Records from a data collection
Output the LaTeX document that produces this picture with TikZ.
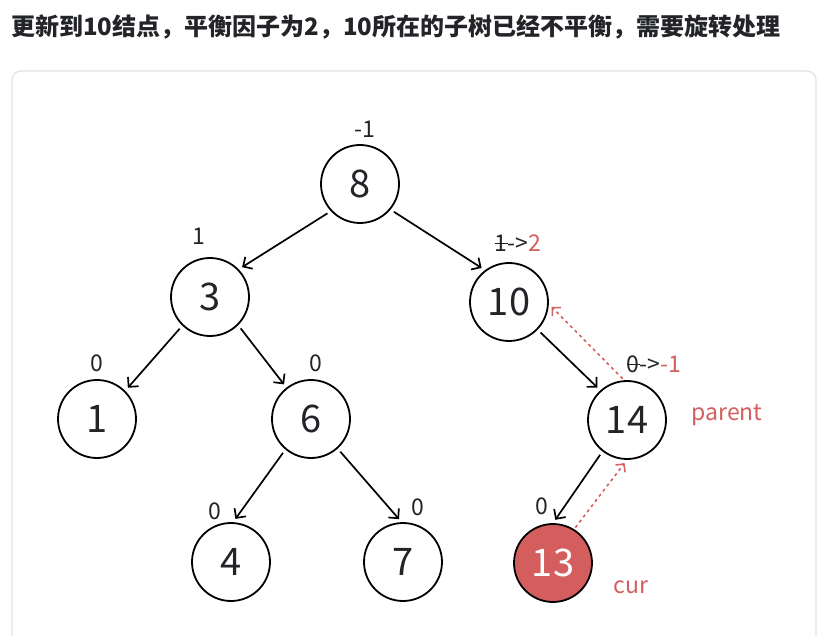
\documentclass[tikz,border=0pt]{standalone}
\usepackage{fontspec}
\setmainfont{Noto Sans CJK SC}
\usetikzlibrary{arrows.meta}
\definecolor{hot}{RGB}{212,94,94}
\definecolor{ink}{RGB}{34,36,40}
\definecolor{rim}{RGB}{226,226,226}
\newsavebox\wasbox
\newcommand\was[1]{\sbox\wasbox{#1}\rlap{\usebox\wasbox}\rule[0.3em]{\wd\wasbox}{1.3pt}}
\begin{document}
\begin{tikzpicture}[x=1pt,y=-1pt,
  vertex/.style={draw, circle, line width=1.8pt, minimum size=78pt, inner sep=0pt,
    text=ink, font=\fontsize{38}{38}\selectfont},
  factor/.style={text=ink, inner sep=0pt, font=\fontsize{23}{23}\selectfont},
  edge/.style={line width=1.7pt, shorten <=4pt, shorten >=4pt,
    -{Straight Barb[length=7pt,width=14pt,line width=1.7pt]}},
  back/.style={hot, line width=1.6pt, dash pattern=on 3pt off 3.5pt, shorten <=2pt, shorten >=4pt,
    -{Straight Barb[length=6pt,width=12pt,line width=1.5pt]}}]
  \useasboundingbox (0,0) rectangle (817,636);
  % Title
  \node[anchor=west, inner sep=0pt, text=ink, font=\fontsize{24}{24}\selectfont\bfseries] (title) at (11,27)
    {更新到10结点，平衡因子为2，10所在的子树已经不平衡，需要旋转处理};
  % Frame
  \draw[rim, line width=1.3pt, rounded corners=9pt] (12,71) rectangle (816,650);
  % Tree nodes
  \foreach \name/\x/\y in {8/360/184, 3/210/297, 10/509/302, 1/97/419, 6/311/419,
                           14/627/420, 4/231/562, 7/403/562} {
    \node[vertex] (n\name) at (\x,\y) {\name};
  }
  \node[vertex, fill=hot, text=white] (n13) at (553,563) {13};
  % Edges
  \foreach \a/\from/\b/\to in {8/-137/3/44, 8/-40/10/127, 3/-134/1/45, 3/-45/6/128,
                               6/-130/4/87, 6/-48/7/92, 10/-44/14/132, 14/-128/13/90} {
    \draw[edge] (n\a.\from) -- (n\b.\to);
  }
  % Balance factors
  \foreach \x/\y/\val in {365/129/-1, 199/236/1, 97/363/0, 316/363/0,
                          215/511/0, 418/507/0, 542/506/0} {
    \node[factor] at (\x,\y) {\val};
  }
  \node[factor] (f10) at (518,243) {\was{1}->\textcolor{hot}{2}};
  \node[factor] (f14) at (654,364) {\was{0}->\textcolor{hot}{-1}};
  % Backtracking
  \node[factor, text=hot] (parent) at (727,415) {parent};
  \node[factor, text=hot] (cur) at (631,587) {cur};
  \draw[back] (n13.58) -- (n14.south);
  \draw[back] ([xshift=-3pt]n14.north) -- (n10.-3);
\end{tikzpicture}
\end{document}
* * *
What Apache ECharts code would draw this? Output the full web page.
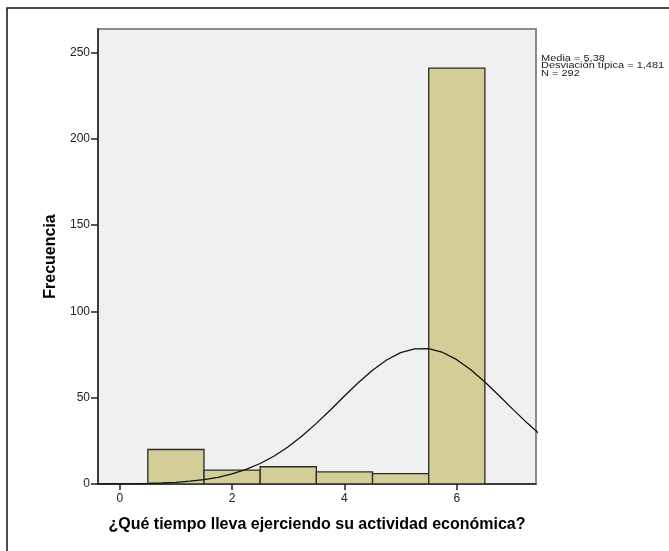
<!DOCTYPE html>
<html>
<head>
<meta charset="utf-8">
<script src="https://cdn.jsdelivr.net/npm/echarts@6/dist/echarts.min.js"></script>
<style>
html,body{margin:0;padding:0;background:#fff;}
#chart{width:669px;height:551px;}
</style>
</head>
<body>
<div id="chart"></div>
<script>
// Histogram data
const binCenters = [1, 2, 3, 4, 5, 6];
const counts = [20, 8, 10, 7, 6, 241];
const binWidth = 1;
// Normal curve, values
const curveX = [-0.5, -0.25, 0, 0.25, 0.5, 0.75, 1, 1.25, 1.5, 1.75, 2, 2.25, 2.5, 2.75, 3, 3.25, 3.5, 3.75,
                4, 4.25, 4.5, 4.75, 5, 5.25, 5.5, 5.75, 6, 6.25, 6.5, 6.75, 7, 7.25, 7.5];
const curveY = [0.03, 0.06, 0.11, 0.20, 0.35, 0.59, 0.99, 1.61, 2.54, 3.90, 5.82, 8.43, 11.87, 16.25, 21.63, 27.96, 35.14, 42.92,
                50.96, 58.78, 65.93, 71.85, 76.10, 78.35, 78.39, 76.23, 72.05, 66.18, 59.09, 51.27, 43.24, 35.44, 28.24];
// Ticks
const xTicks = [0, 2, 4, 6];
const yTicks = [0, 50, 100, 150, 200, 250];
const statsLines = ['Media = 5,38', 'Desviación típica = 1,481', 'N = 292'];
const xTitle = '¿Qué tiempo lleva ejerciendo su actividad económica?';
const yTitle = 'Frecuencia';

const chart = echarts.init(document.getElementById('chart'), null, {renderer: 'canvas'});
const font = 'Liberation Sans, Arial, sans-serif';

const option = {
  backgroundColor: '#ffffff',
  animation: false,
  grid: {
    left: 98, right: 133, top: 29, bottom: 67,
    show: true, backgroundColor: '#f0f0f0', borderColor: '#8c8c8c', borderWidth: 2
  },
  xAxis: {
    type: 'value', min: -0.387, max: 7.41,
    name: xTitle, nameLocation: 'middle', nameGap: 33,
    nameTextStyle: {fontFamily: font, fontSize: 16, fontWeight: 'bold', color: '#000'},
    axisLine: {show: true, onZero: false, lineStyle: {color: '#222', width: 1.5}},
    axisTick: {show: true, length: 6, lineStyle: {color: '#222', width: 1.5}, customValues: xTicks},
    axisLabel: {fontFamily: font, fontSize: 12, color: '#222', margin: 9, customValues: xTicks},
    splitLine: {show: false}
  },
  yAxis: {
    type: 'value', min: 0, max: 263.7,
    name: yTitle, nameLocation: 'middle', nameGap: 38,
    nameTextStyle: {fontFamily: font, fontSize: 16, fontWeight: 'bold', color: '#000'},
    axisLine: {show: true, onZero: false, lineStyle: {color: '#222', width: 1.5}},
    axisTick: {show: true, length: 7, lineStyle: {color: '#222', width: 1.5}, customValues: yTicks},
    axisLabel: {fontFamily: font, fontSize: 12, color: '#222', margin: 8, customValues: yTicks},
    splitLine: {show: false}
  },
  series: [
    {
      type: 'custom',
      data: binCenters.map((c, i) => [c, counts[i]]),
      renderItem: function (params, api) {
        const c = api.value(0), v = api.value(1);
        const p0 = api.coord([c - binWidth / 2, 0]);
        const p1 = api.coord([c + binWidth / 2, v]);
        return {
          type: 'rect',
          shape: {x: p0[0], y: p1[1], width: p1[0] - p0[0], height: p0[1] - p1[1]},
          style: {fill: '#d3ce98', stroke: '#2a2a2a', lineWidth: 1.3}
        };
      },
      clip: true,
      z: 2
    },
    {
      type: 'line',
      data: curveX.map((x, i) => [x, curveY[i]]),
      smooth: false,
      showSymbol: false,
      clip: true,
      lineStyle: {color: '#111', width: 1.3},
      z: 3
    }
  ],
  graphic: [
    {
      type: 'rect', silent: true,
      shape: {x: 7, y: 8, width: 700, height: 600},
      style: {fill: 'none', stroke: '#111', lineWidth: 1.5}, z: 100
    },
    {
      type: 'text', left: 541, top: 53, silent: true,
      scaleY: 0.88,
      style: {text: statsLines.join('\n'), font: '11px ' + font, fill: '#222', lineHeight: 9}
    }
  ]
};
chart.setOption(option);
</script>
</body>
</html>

**EXERCISE GOAL:** From the data above, gather every line that includes the word "Output".

**THE ANSWER:**
Output the LaTeX document that produces this picture with TikZ.
What Apache ECharts code would draw this? Output the full web page.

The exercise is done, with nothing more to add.